大学生だった20歳のときに「スター・ウォーズ 帝国の逆襲」が公開され、「帝国の逆襲」に出てくる、AT-ST……当時はチキン・ウォーカーと呼んでいましたが、「この二足歩行メカは、もう絶対に作りたい!」と思って。洋書店で手に入れた「帝国の逆襲」のブルーブックというデザインスケッチ集の中に、AT-STのコンセプトデザインが何種類も載っていたんです。当時は大学の機械工学科に通っていたので、1/72スケールで図面を引いて、フルスクラッチで模型を作りました。完成したAT-STを、あるコンテストに出品したら、最優秀賞をもらったんです。お店にも展示してもらっていましたが、ちょっと色々あって模型はもういいかなと。その後、作るのはすっかりやめて、模型的には闇の時代でしたね。

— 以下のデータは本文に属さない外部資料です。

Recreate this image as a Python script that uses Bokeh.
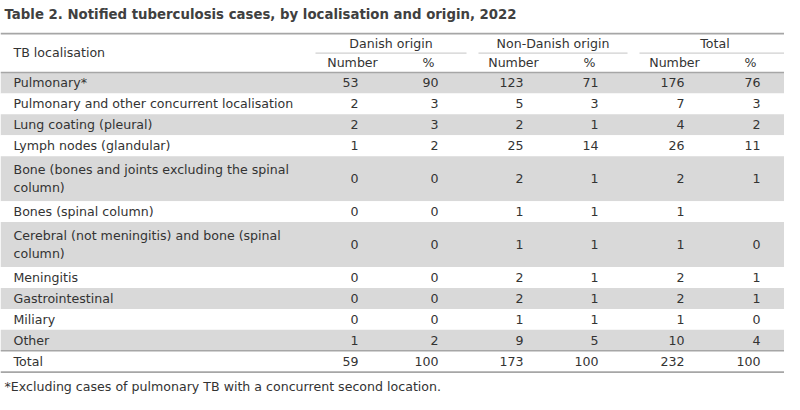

社会人になって、仕事でいろいろプログラムを書くようになりました。Photoshopと出会い、ちょうどプログラムに凝りはじめた時期でしたので、先ほどのPhotoshopのプラグインを開発したんです。デザイン業界につながりが出来たし、Adobeとの付き合いも出来たし……そのあたりが落ち着いてきた頃、1999年に「スター・ウォーズ エピソード1 ファントム・メナス」が公開されました。「エピソード1」のコンセプトブックを買ったら、ポッドレースのエンジンを運ぶキャリアの絵があったんです。とても気に入ったので、スカルピー(粘土)やプラモデルのジャンクパーツを使い、そのコンセプトデザイン画を模型で再現しました。「せっかく作ったんだから、コンテストに出そう」と決意して、模型の世界に帰ってきました。
それが15年前ですから、今年は、ちょうど模型復帰15周年なんです。と言っても、当時は42歳のおじさんでしたから、いきなり模型雑誌に載せてくれるはずがありません。名前を売るしかないので、陸海空・キャラクター物とわず、コンテストに出しまくりました。少しずつ業界に名前が知られ、知り合いも増え、「月刊モデルアート」で初めて雑誌ライターとして、作品が掲載されるようになりました。


── ということは「スター・ウォーズ」で模型をやめて、「スター・ウォーズ」で模型に帰ってきたわけですね?

荒川 そう、だから「スター・ウォーズ」には、こだわりが深いんです。「スター・ウォーズ」で闇の世界に落ちて、Photoshopの世界へ行って……。

── だけど、Photoshopは「スター・ウォーズ」のVFXスーパーバイザーのジョン・ノール氏が開発に関わっていますよね(兄のトーマス・ノール氏と共同開発)。

荒川 実は、プラグインの関係をやっていた昔、夏休みにアメリカの展示会に行く機会があり、ジョン・ノール氏と会ったんです(笑)。今では、ジョン・ノール氏は「ローグ・ワン/スター・ウォーズ・ストーリー」の原案から製作総指揮から、思いきり関わってるじゃないですか。その「ローグ・ワン」のジオラマを、仕事で今作っている。だから、自分の人生は、けっこう面白い気がしています。